The Court’s task is to determine whether the two expressions of the sunglasses-on-a-duck idea are so similar that “the ordinary observer, unless he set out to detect the disparities, would be disposed to overlook them.” When confronted with the two ducks, and focusing on the sunglasses, there are a few striking differences. The sunglasses on the Derby Duck consist of a double bridge, are solid black, and most importantly are separately inflatable. The fact that the sunglasses are inflatable make the sunglasses a very prominent feature of the Derby Duck. By contrast, the sunglasses on the Kangaroo duck have a single bridge, are not solid black, and are merely painted on the duck’s head.

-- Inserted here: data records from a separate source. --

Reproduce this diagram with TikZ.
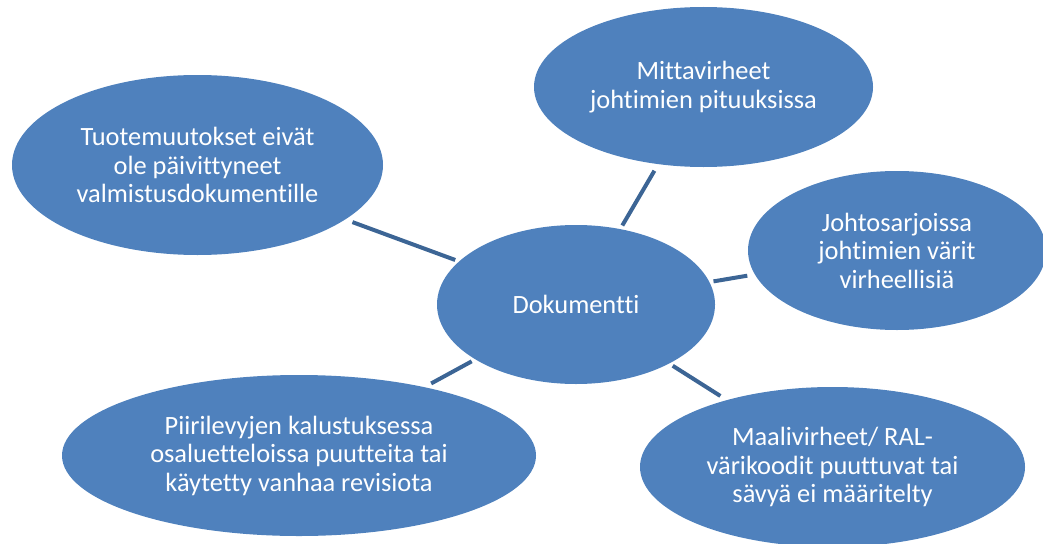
\documentclass[tikz,border=0pt]{standalone}
\usepackage{fontspec}
\setmainfont{Carlito}[Ligatures=NoCommon]
\usetikzlibrary{shapes.geometric}
\definecolor{bubblefill}{HTML}{4F81BD}
\definecolor{spoke}{HTML}{3C6595}

\begin{document}
\begin{tikzpicture}[x=1pt, y=-1pt,
      bubble/.style={ellipse, fill=bubblefill, text=white, inner sep=0pt, align=center,
        font=\fontsize{26.4}{28.5}\selectfont},
      link/.style={draw=spoke, line width=4pt, shorten <=7.5pt, shorten >=4pt}]
      \useasboundingbox (0,0) rectangle (1043,543);
      \clip (0,0) rectangle (1043,543);

      % Ellipses
      \node[bubble, minimum width=278pt, minimum height=159pt] (doc) at (576,304.5) {Dokumentti};
      \node[bubble, minimum width=371pt, minimum height=180pt] (tuote) at (197.5,165) {Tuotemuutokset eivät\\ole päivittyneet\\valmistusdokumentille};
      \node[bubble, minimum width=339pt, minimum height=160pt] (mitta) at (703.5,87) {Mittavirheet\\johtimien pituuksissa};
      \node[bubble, minimum width=298pt, minimum height=159pt] (johto) at (897,250.5) {Johtosarjoissa\\johtimien värit\\virheellisiä};
      \node[bubble, minimum width=474pt, minimum height=161pt] (piiri) at (299,455.5) {Piirilevyjen kalustuksessa\\osaluetteloissa puutteita tai\\käytetty vanhaa revisiota};
      \node[bubble, minimum width=385pt, minimum height=160pt] (maali) at (832.5,467) {Maalivirheet/ RAL-\\värikoodit puuttuvat tai\\sävyä ei määritelty};

      % Spokes
      \foreach \outer in {tuote, mitta, johto, piiri, maali} {
        \draw[link] (\outer) -- (doc);
      }
    \end{tikzpicture}
\end{document}
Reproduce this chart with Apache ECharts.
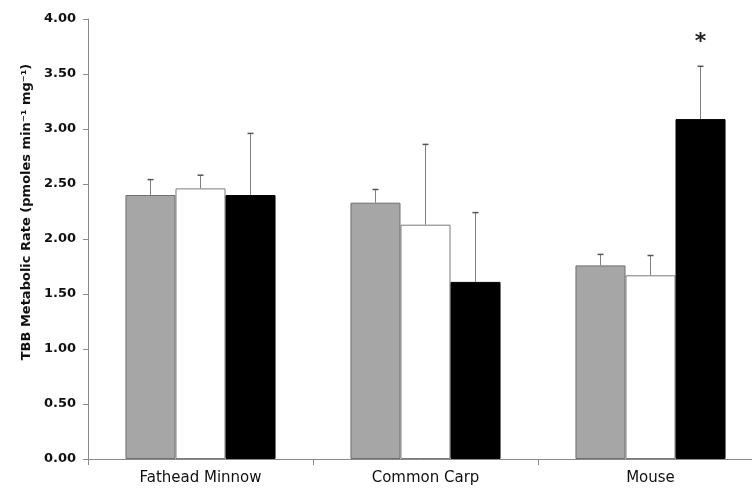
<!DOCTYPE html>
<html>
<head>
<meta charset="utf-8">
<script src="https://cdn.jsdelivr.net/npm/echarts@6/dist/echarts.min.js"></script>
<style>html,body{margin:0;padding:0;background:#fff}#c{width:752px;height:494px}</style>
</head>
<body>
<div id="c"></div>
<script>
const categories = ['Fathead Minnow', 'Common Carp', 'Mouse'];
const seriesNames = ['Group A', 'Group B', 'Group C'];
const meanA = [2.40, 2.33, 1.76];
const meanB = [2.46, 2.13, 1.67];
const meanC = [2.40, 1.61, 3.09];
const seA = [0.14, 0.12, 0.10];
const seB = [0.12, 0.73, 0.18];
const seC = [0.56, 0.63, 0.48];
const sigA = [false, false, false];
const sigB = [false, false, false];
const sigC = [false, false, true];
const yTicks = ['0.00','0.50','1.00','1.50','2.00','2.50','3.00','3.50','4.00'];

const means = [meanA, meanB, meanC];
const ses = [seA, seB, seC];
const sigs = [sigA, sigB, sigC];
const fills = ['#a6a6a6', '#ffffff', '#000000'];
const borders = ['#6f6f6f', '#7a7a7a', '#000000'];
const catGap = 1/3;

const chart = echarts.init(document.getElementById('c'), null, {renderer: 'canvas'});

const series = [];
means.forEach((m, k) => {
  series.push({
    name: seriesNames[k],
    type: 'bar',
    data: m,
    barGap: '0%',
    barCategoryGap: '33.3%',
    itemStyle: {color: fills[k], borderColor: borders[k], borderWidth: 1},
    silent: true,
    z: 2
  });
});
means.forEach((m, k) => {
  series.push({
    type: 'custom',
    name: seriesNames[k] + ' SE',
    silent: true,
    z: 3,
    encode: {x: 0, y: 1},
    data: m.map((v, i) => [i, v, v + ses[k][i], sigs[k][i] ? 1 : 0]),
    renderItem: function (params, api) {
      const cat = api.value(0);
      const base = api.coord([cat, api.value(1)]);
      const top = api.coord([cat, api.value(2)]);
      const band = api.size([1, 0])[0];
      const bw = band * (1 - catGap) / 3;
      const x = base[0] + (k - 1) * bw;
      const children = [
        {type: 'line', shape: {x1: x, y1: base[1], x2: x, y2: top[1]}, style: {stroke: '#7f7f7f', lineWidth: 1}},
        {type: 'line', shape: {x1: x - 3, y1: top[1], x2: x + 3, y2: top[1]}, style: {stroke: '#555', lineWidth: 1.5}}
      ];
      if (api.value(3) === 1) {
        children.push({type: 'text', style: {text: '*', x: x, y: top[1] - 24, align: 'center', verticalAlign: 'middle', fontSize: 22, fontFamily: 'DejaVu Sans', fontWeight: 'bold', fill: '#222'}});
      }
      return {type: 'group', children: children};
    }
  });
});

chart.setOption({
  animation: false,
  backgroundColor: '#fff',
  grid: {left: 88, top: 19, width: 675, height: 440, containLabel: false, outerBoundsMode: 'none'},
  xAxis: {
    type: 'category',
    data: categories,
    axisLine: {lineStyle: {color: '#8a8a8a', width: 1}},
    axisTick: {show: true, length: 6, lineStyle: {color: '#8a8a8a'}},
    axisLabel: {fontFamily: 'DejaVu Sans', fontSize: 15, color: '#111', margin: 12}
  },
  yAxis: {
    type: 'value',
    min: 0, max: 4, interval: 0.5,
    name: 'TBB Metabolic Rate (pmoles min\u207B\u00B9 mg\u207B\u00B9)',
    nameLocation: 'middle',
    nameGap: 54,
    nameRotate: 90,
    nameTextStyle: {fontFamily: 'DejaVu Sans', fontWeight: 'bold', fontSize: 13, color: '#111', padding: [0, 0, 0, 54]},
    splitLine: {show: false},
    axisLine: {show: true, lineStyle: {color: '#8a8a8a', width: 1}},
    axisTick: {show: true, length: 5, lineStyle: {color: '#8a8a8a'}},
    axisLabel: {
      fontFamily: 'DejaVu Sans', fontWeight: 'bold', fontSize: 13, color: '#111', margin: 12,
      formatter: function (v) { return yTicks[Math.round(v / 0.5)]; }
    }
  },
  series: series
});
</script>
</body>
</html>
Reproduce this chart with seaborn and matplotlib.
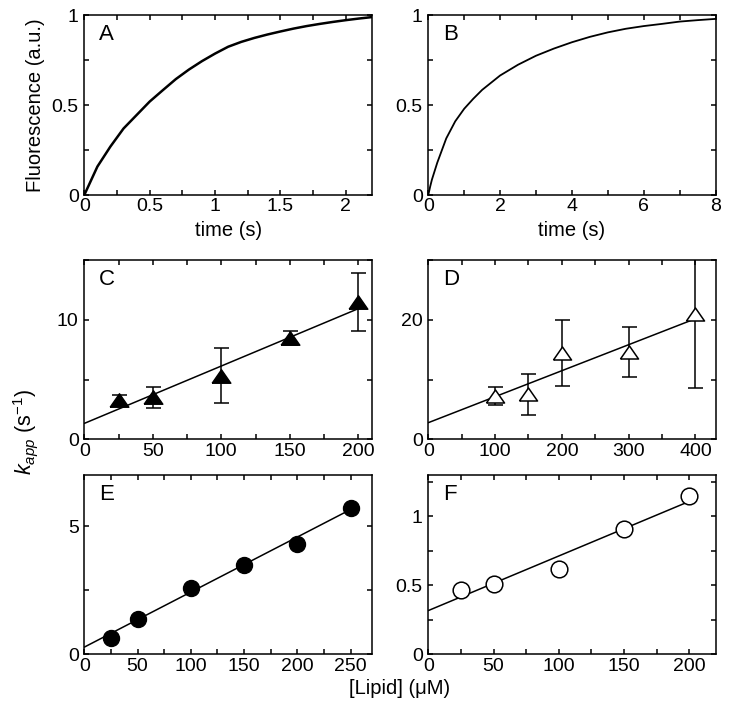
import numpy as np
import seaborn as sns
import matplotlib
matplotlib.use('Agg')
import matplotlib.pyplot as plt
from matplotlib.ticker import MultipleLocator, FuncFormatter

# panel A: stopped-flow trace, short time base
time_a = [0, 0.1, 0.2, 0.3, 0.4, 0.5, 0.6, 0.7, 0.8, 0.9, 1.0, 1.1, 1.2,
          1.3, 1.4, 1.5, 1.6, 1.7, 1.8, 1.9, 2.0, 2.1, 2.2]
fluor_a = [0, 0.158, 0.27, 0.37, 0.445, 0.52, 0.583, 0.645, 0.698, 0.745, 0.787,
           0.825, 0.852, 0.874, 0.893, 0.91, 0.926, 0.94, 0.952, 0.963, 0.973,
           0.982, 0.99]

# panel B: trace, long time base
time_b = [0, 0.05, 0.1, 0.25, 0.5, 0.75, 1.0, 1.25, 1.5, 2.0, 2.5, 3.0, 3.5,
          4.0, 4.5, 5.0, 5.5, 6.0, 6.5, 7.0, 7.5, 8.0]
fluor_b = [0, 0.045, 0.085, 0.18, 0.315, 0.41, 0.48, 0.535, 0.585, 0.665, 0.725,
           0.775, 0.815, 0.85, 0.88, 0.905, 0.925, 0.94, 0.952, 0.965, 0.973,
           0.98]

# panel C
lipid_c = [25, 50, 100, 150, 200]
kapp_c = [3.27, 3.5, 5.3, 8.45, 11.5]
err_c = [0.45, 0.9, 2.3, 0.6, 2.4]
fit_c = [1.33, 0.048]  # intercept, slope

# panel D
lipid_d = [100, 150, 200, 300, 400]
kapp_d = [7.25, 7.5, 14.45, 14.6, 21.0]
err_d = [1.45, 3.4, 5.55, 4.2, 12.5]
fit_d = [2.78, 0.0435]

# panel E
lipid_e = [25, 50, 100, 150, 200, 250]
kapp_e = [0.65, 1.375, 2.57, 3.5, 4.3, 5.71]
fit_e = [0.28, 0.0215]

# panel F
lipid_f = [25, 50, 100, 150, 200]
kapp_f = [0.467, 0.508, 0.62, 0.91, 1.15]
fit_f = [0.317, 0.00396]

sns.set_theme(style='ticks')
plt.rcParams['font.family'] = ['Liberation Sans', 'DejaVu Sans']
plt.rcParams.update({
    'font.size': 13.5,
    'axes.linewidth': 1.1,
    'axes.edgecolor': 'black',
    'axes.labelcolor': 'black',
    'text.color': 'black',
    'xtick.color': 'black',
    'ytick.color': 'black',
    'xtick.labelsize': 14,
    'ytick.labelsize': 14,
    'axes.labelsize': 14.5,
    'mathtext.fontset': 'custom',
    'mathtext.rm': 'Liberation Sans',
    'mathtext.it': 'Liberation Sans:italic',
})

W, H = 729, 719
fig = plt.figure(figsize=(W / 100, H / 100), dpi=100)


def make_ax(left, top, right, bottom):
    return fig.add_axes([left / W, 1 - bottom / H, (right - left) / W, (bottom - top) / H])


def style_ax(ax, xlim, ylim, xmaj, xmin, ymaj, ymin, letter):
    ax.set_xlim(*xlim)
    ax.set_ylim(*ylim)
    ax.xaxis.set_major_locator(MultipleLocator(xmaj))
    ax.xaxis.set_minor_locator(MultipleLocator(xmin))
    ax.yaxis.set_major_locator(MultipleLocator(ymaj))
    ax.yaxis.set_minor_locator(MultipleLocator(ymin))
    fmt = FuncFormatter(lambda v, p: f'{v:g}')
    ax.xaxis.set_major_formatter(fmt)
    ax.yaxis.set_major_formatter(fmt)
    ax.tick_params(which='both', direction='in', top=True, right=True,
                   length=3.6, width=1.1)
    ax.tick_params(axis='x', pad=2.5)
    ax.tick_params(axis='y', pad=4)
    ax.set_xlabel('')
    ax.set_ylabel('')
    ax.text(0.05, 0.95, letter, transform=ax.transAxes, va='top', ha='left',
            fontsize=16)


tri = [(-1, -0.72), (1, -0.72), (0, 0.72), (-1, -0.72)]

# --- A
ax_a = make_ax(84.3, 15.3, 372, 195)
sns.lineplot(x=time_a, y=fluor_a, ax=ax_a, color='black', lw=1.8, estimator=None)
style_ax(ax_a, (0, 2.2), (0, 1), 0.5, 0.25, 0.5, 0.25, 'A')
ax_a.set_xlabel('time (s)', labelpad=4)
ax_a.set_ylabel('Fluorescence (a.u.)', labelpad=5)

# --- B
ax_b = make_ax(428.3, 15.3, 715.5, 195)
sns.lineplot(x=time_b, y=fluor_b, ax=ax_b, color='black', lw=1.3, estimator=None)
style_ax(ax_b, (0, 8), (0, 1), 2, 1, 0.5, 0.25, 'B')
ax_b.set_xlabel('time (s)', labelpad=4)

# --- C
ax_c = make_ax(84.3, 260, 372, 439.3)
xc = np.array([0, max(lipid_c)])
sns.lineplot(x=xc, y=fit_c[0] + fit_c[1] * xc, ax=ax_c, color='black', lw=1.1)
ax_c.errorbar(lipid_c, kapp_c, yerr=err_c, fmt='none', ecolor='black',
              elinewidth=1.1, capsize=5.4, capthick=1.1, zorder=2)
sns.scatterplot(x=lipid_c, y=kapp_c, ax=ax_c, marker=tri, s=13.5 ** 2,
                color='black', edgecolor='black', linewidth=1.0, zorder=3)
style_ax(ax_c, (0, 210), (0, 15), 50, 25, 10, 5, 'C')

# --- D
ax_d = make_ax(428.3, 260, 715.5, 439.3)
xd = np.array([0, max(lipid_d)])
sns.lineplot(x=xd, y=fit_d[0] + fit_d[1] * xd, ax=ax_d, color='black', lw=1.1)
ax_d.errorbar(lipid_d, kapp_d, yerr=err_d, fmt='none', ecolor='black',
              elinewidth=1.1, capsize=5.4, capthick=1.1, zorder=2)
sns.scatterplot(x=lipid_d, y=kapp_d, ax=ax_d, marker=tri, s=13 ** 2,
                color='white', edgecolor='black', linewidth=1.1, zorder=3)
style_ax(ax_d, (0, 430), (0, 30), 100, 50, 20, 10, 'D')

# --- E
ax_e = make_ax(84.3, 475, 372, 654.3)
xe = np.array([0, max(lipid_e)])
sns.lineplot(x=xe, y=fit_e[0] + fit_e[1] * xe, ax=ax_e, color='black', lw=1.1)
sns.scatterplot(x=lipid_e, y=kapp_e, ax=ax_e, marker='o', s=11.5 ** 2,
                color='black', edgecolor='black', linewidth=1.0, zorder=3)
style_ax(ax_e, (0, 270), (0, 7), 50, 25, 5, 2.5, 'E')

# --- F
ax_f = make_ax(428.3, 475, 715.5, 654.3)
xf = np.array([0, max(lipid_f)])
sns.lineplot(x=xf, y=fit_f[0] + fit_f[1] * xf, ax=ax_f, color='black', lw=1.1)
sns.scatterplot(x=lipid_f, y=kapp_f, ax=ax_f, marker='o', s=12 ** 2,
                color='white', edgecolor='black', linewidth=1.1, zorder=3)
style_ax(ax_f, (0, 220), (0, 1.3), 50, 25, 0.5, 0.25, 'F')

fig.text(26 / W, 1 - 432 / H, r'$k_{app}$ (s$^{-1}$)', rotation=90,
         ha='center', va='center', fontsize=15.5)
fig.text(400 / W, 1 - 688 / H, '[Lipid] (\u03bcM)', ha='center', va='center',
         fontsize=14.5)

fig.savefig('out.png', dpi=100)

An “ordinary observer” confronted with the two works and focusing on the sunglasses would not be “disposed to overlook” these differences. While the Derby Duck and Kangaroo’s duck undoubtedly share the general idea or concept of a duck wearing sunglasses, GAME “cannot claim an exclusive right to ideas or concepts at that level of generality.” The similarity of the protectable elements is not enough for GAME to pass the extrinsic test. Therefore, the Court need not continue and conduct the intrinsic test. But even if GAME had passed the extrinsic test, its copyright claim would fail.
The intrinsic test requires the Court conduct “a more holistic, subjective comparison of the works to determine whether they are substantially similar in ‘total concept and feel.’” The two ducks do not meet this test. The parties’ ducks are very different when compared with any care. The Derby Duck has a red bill that is open. Kangaroo’s duck has an orange bill that is closed. The Derby Duck is a flat float while Kangaroo’s duck is a ring float. Finally, the Derby Duck’s sunglasses are all black and exceptionally prominent. The Kangaroo duck’s sunglasses are only partially black and not especially prominent. In short, the “total concept and feel” of the two ducks preclude a finding of liability on the copyright claim.
Here, GAME’s trademarks fall into the “descriptive” or “generic” category. The trademarks are just stylized versions of the underlying products. A consumer does not need to exercise any imagination to associate the mark with GAME’s products. Thus, GAME’s marks have relatively little conceptual strength. Here, there was no evidence offered that consumers associate GAME’s marks with GAME. But there was evidence that GAME has used its trademarks in advertising and had a substantial amount of sales. That advertising and sales mean GAME’s marks have some “commercial strength” but the absence of any indication that consumers recognize the mark undercuts that strength to a significant degree. On balance, the lack of conceptual strength and the absence of any meaningful evidence of consumer recognition (i.e., limited commercial strength) means the “strength of the mark” factor weighs in favor of Kangaroo.
While the products are related, there is insufficient evidence to determine whether the manner in which the products were presented or advertised would have caused consumers to assume there was an association between GAME and Kangaroo. Even though more factors support GAME than Kangaroo, evaluating the factors as a whole, and in light of all the other evidence, GAME has not established a probability of confusion. To be sure, there is some “possibility” of confusion. But that is not enough. The products and their boxes are sufficiently different such that consumers would not be confused into concluding Kangaroo’s product were manufactured by GAME. The trademark infringement claim fails.